When we reached the highest ridge around 4 pm, several decks and lookouts would greet the climbers for a well deserved break on flatter surfaces. This was also the signal to partake in the worldwide tradition of the afternoon tea, Taiwan-style, that is. Our small waist pack allowed us to bring a simple kit consisting of a Classic Gaiwan, two Tulip Cups and a small thermos bottle of boiled water. Nudged inside the Gaiwan was a sample pack of our Spring Fushoushan High Mountain Tea, Lot 221. Others around us were also enjoying tea, some were even as thorough to bring a burner and kettle to heat their water. We were not as fancy on the equipment, but maybe on the tea… As soon as the  hot water was poured on the precious green nuggets, vapours of alpine meadow flowers were perceptible to all around us. We couldn’t be in a more open space than this with views up to coast, and yet, the high mountain aroma of this oolong was as perceptible as in an enclosed room and charmed the senses of everyone around us. The liqueur was as golden as the warm hues of the dimming sunlight that gently bathed us. It was greeted by the palate just like a ray of sun that liquified itself in our throat. Drinking tea in the great outdoors like this always bring me to feel the connections that grounds my sensorial experience of it with the natural environment that brought it about to my lips.

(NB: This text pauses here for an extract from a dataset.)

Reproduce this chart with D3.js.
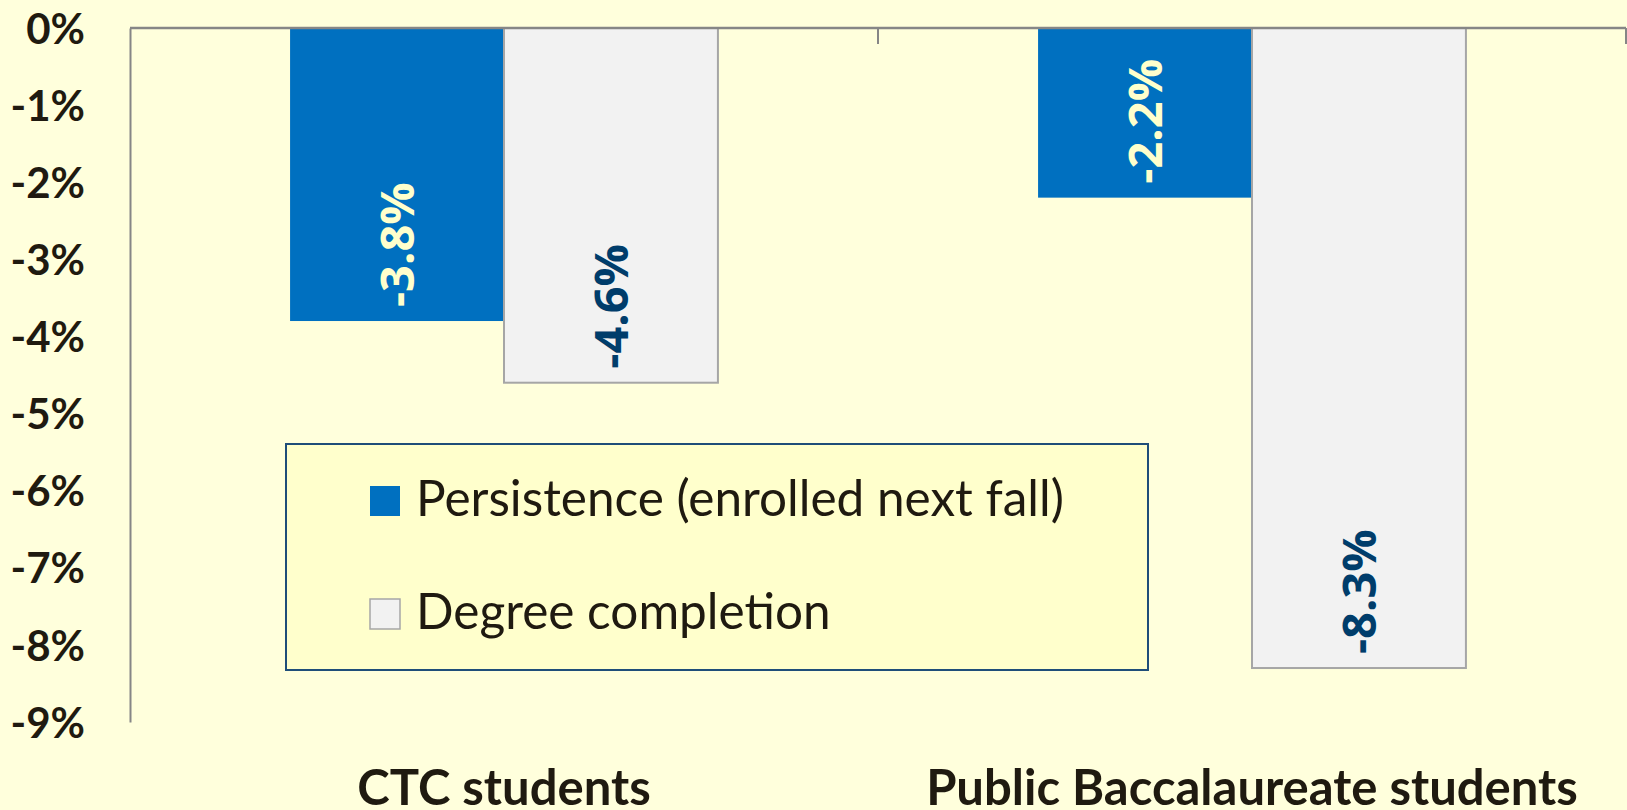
<!DOCTYPE html>
<html>
<head>
<meta charset="utf-8">
<script src="https://cdn.jsdelivr.net/npm/d3@7"></script>
<style>
  html, body { margin: 0; padding: 0; background: #FFFFDC; }
  svg { display: block; }
  .y.axis text { font-family: Lato, sans-serif; font-weight: bold; font-size: 42px; fill: #1F1A10; }
  .cat-label { font-family: Lato, sans-serif; font-weight: bold; font-size: 49px; fill: #1F1A10; }
  .legend text { font-family: Lato, sans-serif; font-size: 49.5px; fill: #1F1A10; }
  .bar-label { font-family: "Open Sans", sans-serif; font-weight: bold; font-size: 47px; }
</style>
</head>
<body>
<div class="chart"></div>
<script>
// Data
const categories = ['CTC students', 'Public Baccalaureate students'];
const seriesNames = ['Persistence (enrolled next fall)', 'Degree completion'];
const persistence = [-3.8, -2.2];
const completion = [-4.6, -8.3];
const yTicks = [0, -1, -2, -3, -4, -5, -6, -7, -8, -9];

const colors = { 'Persistence (enrolled next fall)': '#0070C0', 'Degree completion': '#F2F2F2' };
const labelColors = { 'Persistence (enrolled next fall)': '#FFFFCC', 'Degree completion': '#003D6B' };

// table for the grouped bars
const barData = [];
categories.forEach((c, i) => {
	barData.push({ cat: c, series: seriesNames[0], value: persistence[i] });
	barData.push({ cat: c, series: seriesNames[1], value: completion[i] });
});

// plain hyphen instead of unicode minus
const fmtPct = v => (v < 0 ? '-' : '') + Math.abs(v).toFixed(1) + '%';

// Dimensions
const W = 1627, H = 810;
const margin = { top: 28, right: 1, bottom: 88, left: 130 };
const width = W - margin.left - margin.right;
const height = H - margin.top - margin.bottom;

const svg = d3.select('.chart')
	.append('svg')
	.attr('width', W)
	.attr('height', H);

svg.append('rect').attr('width', W).attr('height', H).attr('fill', '#FFFFDC');

const g = svg.append('g')
	.attr('transform', `translate(${margin.left}, ${margin.top})`);

// Scales
const x0 = d3.scaleBand()
	.domain(categories)
	.range([0, width])
	.paddingInner(0)
	.paddingOuter(0);

const groupPad = 0.214;
const x1 = d3.scaleBand()
	.domain(seriesNames)
	.range([x0.bandwidth() * groupPad, x0.bandwidth() * (1 - groupPad)])
	.padding(0);

const yScale = d3.scaleLinear()
	.domain([-9, 0])
	.range([height, 0]);

// y axis
const yAxis = d3.axisLeft(yScale)
	.tickValues(yTicks)
	.tickFormat(d => (d < 0 ? '-' : '') + Math.abs(d) + '%')
	.tickSize(0)
	.tickPadding(45);

const yAxisDraw = g.append('g')
	.attr('class', 'y axis')
	.call(yAxis);
yAxisDraw.select('.domain').attr('stroke', '#868686').attr('stroke-width', 2);
yAxisDraw.selectAll('text').attr('dy', '0.36em');

// bars
g.append('g')
	.selectAll('.bar')
	.data(barData)
	.enter()
	.append('rect')
	.attr('class', 'bar')
	.attr('x', d => x0(d.cat) + x1(d.series))
	.attr('y', yScale(0))
	.attr('width', x1.bandwidth())
	.attr('height', d => yScale(d.value) - yScale(0))
	.attr('fill', d => colors[d.series])
	.attr('stroke', d => d.series === seriesNames[1] ? '#A6A6A6' : 'none')
	.attr('stroke-width', 2);

// x axis at zero, ticks pointing down at category boundaries
const xAxisG = g.append('g').attr('class', 'x axis');
xAxisG.append('line')
	.attr('x1', 0).attr('x2', width)
	.attr('y1', yScale(0)).attr('y2', yScale(0))
	.attr('stroke', '#868686').attr('stroke-width', 2.5);
const bounds = categories.map(c => x0(c)).concat([width]);
xAxisG.selectAll('.xtick')
	.data(bounds.slice(1))
	.enter()
	.append('line')
	.attr('class', 'xtick')
	.attr('x1', d => d).attr('x2', d => d)
	.attr('y1', yScale(0)).attr('y2', yScale(0) + 16)
	.attr('stroke', '#868686').attr('stroke-width', 2);

// category labels
g.selectAll('.cat-label')
	.data(categories)
	.enter()
	.append('text')
	.attr('class', 'cat-label')
	.attr('x', d => x0(d) + x0.bandwidth() / 2)
	.attr('y', height + 83)
	.attr('text-anchor', 'middle')
	.text(d => d);

// bar labels, rotated, sitting at the inside end
g.selectAll('.bar-label')
	.data(barData)
	.enter()
	.append('text')
	.attr('class', 'bar-label')
	.attr('transform', d => {
		const cx = x0(d.cat) + x1(d.series) + x1.bandwidth() / 2;
		const cy = yScale(d.value) - 14;
		return `translate(${cx}, ${cy}) rotate(-90)`;
	})
	.attr('dy', '0.36em')
	.attr('text-anchor', 'start')
	.attr('fill', d => labelColors[d.series])
	.text(d => fmtPct(d.value));

// legend
const legend = svg.append('g')
	.attr('class', 'legend')
	.attr('transform', 'translate(286, 444)');

legend.append('rect')
	.attr('width', 862)
	.attr('height', 226)
	.attr('fill', '#FFFFCC')
	.attr('stroke', '#1F4E79')
	.attr('stroke-width', 2);

const item = legend.selectAll('.legend-item')
	.data(seriesNames)
	.enter()
	.append('g')
	.attr('class', 'legend-item')
	.attr('transform', (d, i) => `translate(84, ${42 + i * 113})`);

item.append('rect')
	.attr('width', 30)
	.attr('height', 30)
	.attr('fill', d => colors[d])
	.attr('stroke', d => d === seriesNames[1] ? '#A6A6A6' : 'none')
	.attr('stroke-width', 1.5);

item.append('text')
	.attr('x', 46)
	.attr('y', 30)
	.text(d => d);
</script>
</body>
</html>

These connections are further enhanced by the human factor and being able to share a feeling with a special person with whom it is not always necessary to use words to be in the moment.

Somehow, we didn’t feel the descent and seemed to glide on the logs. Our legs were surprisingly light and agile. The warm nectar had rejuvenated our mind and body and prepared our appetite for a feast of a hot pot after enjoying the sunset over the city.

Bring on Mount Yushan! With a secret weapon like this tea, we’ll be ready!